The Comprehensive Gang Assessment was developed following a protocol set by the Office of Juvenile Justice and Delinquency Prevention in the U.S. Justice Department.
The report's authors tapped records from the federal census, law enforcement agencies, UTC's Center for Social and Applied Research and the Ochs Center for Metropolitan Studies. They also reviewed media and other published reports and conducted individual interviews to build a picture of gang numbers, participation and impacts in Chattanooga.
As part of the report, the Center for Social and Applied Research conducted extensive surveys in 13 Hamilton County schools. They sent questionnaires to 6,721 students and 4,000 school employees, held several focus groups for employees and parents and reviewed school disciplinary data for 2010-12.
The Ochs Center held 15 focus groups, surveyed community leaders and interviewed more than 450 people, from law enforcement to gang members, for the study segments on community perception and the community resources now active in preventing or combating gangs.
There's been talk for years about what to do about gang violence.
But on Friday, after six months of research, the Ochs Center for Metropolitan Studies and the University of Tennessee at Chattanooga issued the most detailed study on gangs in Chattanooga's history. Members of the city's anti-gang task force steering committee reviewed highlights of the study and 19 recommendations.
Among the findings of the Comprehensive Gang Assessment:
• Most gangs are entrenched in certain neighborhoods where there is high unemployment and poverty and where most households are headed by women.
• Children of all ages attend school in fear. The study includes surveys from more than 5,000 students at 13 middle and high schools. More than 700 students surveyed said they are affiliated with a gang.
"Gangs have a real presence in the lives of students. The students live in a certain amount of fear in our schools. They are aware of gang activities taking place. They have been subjected to gang activity, intimidation," said Barbara Medley, director of Center for Applied Social Research at UTC.

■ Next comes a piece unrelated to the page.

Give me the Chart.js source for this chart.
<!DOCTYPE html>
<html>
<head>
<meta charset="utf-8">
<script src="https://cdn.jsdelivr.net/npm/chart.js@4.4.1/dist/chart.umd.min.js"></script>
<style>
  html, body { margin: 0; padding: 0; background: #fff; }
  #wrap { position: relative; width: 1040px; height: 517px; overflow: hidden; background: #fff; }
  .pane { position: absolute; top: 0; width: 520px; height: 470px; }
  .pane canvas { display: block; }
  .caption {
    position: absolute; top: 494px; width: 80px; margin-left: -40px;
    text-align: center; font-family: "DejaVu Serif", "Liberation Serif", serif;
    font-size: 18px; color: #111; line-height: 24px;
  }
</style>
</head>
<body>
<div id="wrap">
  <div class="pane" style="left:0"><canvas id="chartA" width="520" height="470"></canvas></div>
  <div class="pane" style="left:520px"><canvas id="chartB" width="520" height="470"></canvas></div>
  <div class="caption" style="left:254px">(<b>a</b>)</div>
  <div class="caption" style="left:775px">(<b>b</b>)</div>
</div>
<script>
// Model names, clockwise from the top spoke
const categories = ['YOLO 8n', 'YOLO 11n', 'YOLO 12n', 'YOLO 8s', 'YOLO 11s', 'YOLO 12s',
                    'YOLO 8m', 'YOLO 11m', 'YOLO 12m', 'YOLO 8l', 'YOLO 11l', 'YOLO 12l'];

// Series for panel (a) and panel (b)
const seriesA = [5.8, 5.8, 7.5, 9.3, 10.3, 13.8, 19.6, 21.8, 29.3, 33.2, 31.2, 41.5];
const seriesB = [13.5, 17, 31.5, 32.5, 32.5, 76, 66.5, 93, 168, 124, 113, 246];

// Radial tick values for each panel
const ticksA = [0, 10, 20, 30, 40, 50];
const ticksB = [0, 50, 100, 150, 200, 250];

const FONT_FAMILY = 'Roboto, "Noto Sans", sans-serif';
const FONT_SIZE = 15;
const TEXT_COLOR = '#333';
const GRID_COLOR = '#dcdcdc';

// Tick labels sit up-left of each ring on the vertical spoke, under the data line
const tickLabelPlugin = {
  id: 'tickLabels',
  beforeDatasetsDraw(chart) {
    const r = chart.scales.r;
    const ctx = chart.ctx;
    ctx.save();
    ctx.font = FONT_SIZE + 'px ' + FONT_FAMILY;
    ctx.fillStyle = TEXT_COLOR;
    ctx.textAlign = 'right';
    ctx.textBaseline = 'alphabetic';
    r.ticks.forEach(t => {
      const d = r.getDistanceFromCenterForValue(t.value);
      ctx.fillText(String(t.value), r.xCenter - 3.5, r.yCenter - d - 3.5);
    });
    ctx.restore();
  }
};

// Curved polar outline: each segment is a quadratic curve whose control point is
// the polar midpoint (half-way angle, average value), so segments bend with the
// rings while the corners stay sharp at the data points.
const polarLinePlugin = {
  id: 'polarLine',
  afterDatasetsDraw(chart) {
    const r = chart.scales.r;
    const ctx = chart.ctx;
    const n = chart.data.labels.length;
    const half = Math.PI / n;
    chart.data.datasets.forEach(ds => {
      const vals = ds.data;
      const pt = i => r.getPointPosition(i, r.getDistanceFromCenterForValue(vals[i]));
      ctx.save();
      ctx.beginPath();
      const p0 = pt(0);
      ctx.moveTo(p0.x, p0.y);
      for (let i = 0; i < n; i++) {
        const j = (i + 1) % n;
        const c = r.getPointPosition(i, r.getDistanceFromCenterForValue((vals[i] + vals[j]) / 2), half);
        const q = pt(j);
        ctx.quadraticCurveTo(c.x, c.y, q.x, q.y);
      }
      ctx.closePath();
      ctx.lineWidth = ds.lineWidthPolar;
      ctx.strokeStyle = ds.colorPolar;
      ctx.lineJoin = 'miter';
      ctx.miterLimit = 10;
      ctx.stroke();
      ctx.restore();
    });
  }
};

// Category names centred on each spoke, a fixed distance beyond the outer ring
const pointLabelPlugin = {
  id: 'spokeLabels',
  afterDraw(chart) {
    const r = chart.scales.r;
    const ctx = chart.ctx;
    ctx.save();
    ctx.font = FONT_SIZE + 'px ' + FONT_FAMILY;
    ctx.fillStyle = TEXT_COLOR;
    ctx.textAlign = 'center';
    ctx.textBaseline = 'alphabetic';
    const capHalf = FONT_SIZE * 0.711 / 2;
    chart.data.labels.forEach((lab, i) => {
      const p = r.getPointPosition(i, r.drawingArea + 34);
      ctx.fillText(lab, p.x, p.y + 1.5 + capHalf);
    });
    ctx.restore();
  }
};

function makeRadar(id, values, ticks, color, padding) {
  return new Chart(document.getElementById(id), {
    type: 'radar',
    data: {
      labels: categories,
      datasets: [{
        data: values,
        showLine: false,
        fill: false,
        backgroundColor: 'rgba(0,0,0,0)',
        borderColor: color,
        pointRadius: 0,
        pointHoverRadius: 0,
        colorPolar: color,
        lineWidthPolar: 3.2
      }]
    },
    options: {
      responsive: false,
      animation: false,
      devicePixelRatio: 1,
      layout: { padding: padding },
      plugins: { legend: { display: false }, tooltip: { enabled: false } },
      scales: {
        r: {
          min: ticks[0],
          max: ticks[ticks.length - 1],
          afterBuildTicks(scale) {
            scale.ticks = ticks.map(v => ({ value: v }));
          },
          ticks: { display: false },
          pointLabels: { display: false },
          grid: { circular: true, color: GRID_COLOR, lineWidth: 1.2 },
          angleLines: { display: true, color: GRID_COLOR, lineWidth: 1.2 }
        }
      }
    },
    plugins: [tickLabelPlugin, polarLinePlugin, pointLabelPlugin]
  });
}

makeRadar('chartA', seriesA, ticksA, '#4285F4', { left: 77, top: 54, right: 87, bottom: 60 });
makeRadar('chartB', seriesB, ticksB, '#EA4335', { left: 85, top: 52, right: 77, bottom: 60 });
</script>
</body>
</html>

• Law enforcement doesn't keep accurate statistics about gangs, but Chattanooga Police Department figures show 1,391 gang members.
• The University of Tennessee at Chattanooga and the business community remain detached from the issue.
• People have lost faith in elected officials, the criminal justice system, nonprofits and churches.
"I haven't seen the study, but from the summary you gave us, to cut to the chase, you confirmed what we know. More elaborate. More detail. It's not surprising to most of us," said Chattanooga Police Chief Bobby Dodd, who attended the meeting Friday and is on the steering committee.
He was one of about 15 officials who attended.
"Yes, we may have confirmed what we already know, but we feel like this assessment has enabled us to learn a little bit more about the 'Why?' and has really helped point us in directions toward the 'How?'" said Marcy Porter, a senior research associate at the University of Tennessee at Chattanooga.
Some steering committee members sounded frustrated.
"It's time to get the real people at the table," said former City Judge Walter Williams, who retired in 2003. "It's time to get the superintendent of schools here. The chairman of the board of education here. It's time to get the city mayor here. The county mayor here. The chairman of the County Commission here. The head of the Chamber of Commerce here. The president of the bank here. The head of the Lyndhurst Foundation here."
Hamilton County Sheriff Jim Hammond came to the meeting late and left early. He never voiced any concerns during the meeting.
Hamilton County Schools Superintendent Rick Smith was absent. So were both mayors.
Despite the frustration, Hamilton County General District Attorney Bill Cox said progress has been made in the last year since task force formed.
"I think that a year ago today there was no table and no one sitting around it. There was no task force getting up every morning to think of ways to reduce gang violence," he said. "This is not the day we can solve all the problems. This is the day that can give us insight to where we can act first to start addressing all of those problems."
Dodd said the business community must step up. No one representing large employers was present at the meeting.
"Why don't we as a group, or collectively as a city, bring in the mayors and go to Alstom, Amazon and go to Volkswagen and demand jobs. Not ask them, demand them. 'You're going to be a corporate citizen here; here's what we need from you,'" he said.
"There's no way in the world we can't take 100 hard core criminals who run most of the crime we have in this city. Not 1,200. Not 1,300. It's about 100 people. There's no way this city can't give those 100 people a job," Dodd said.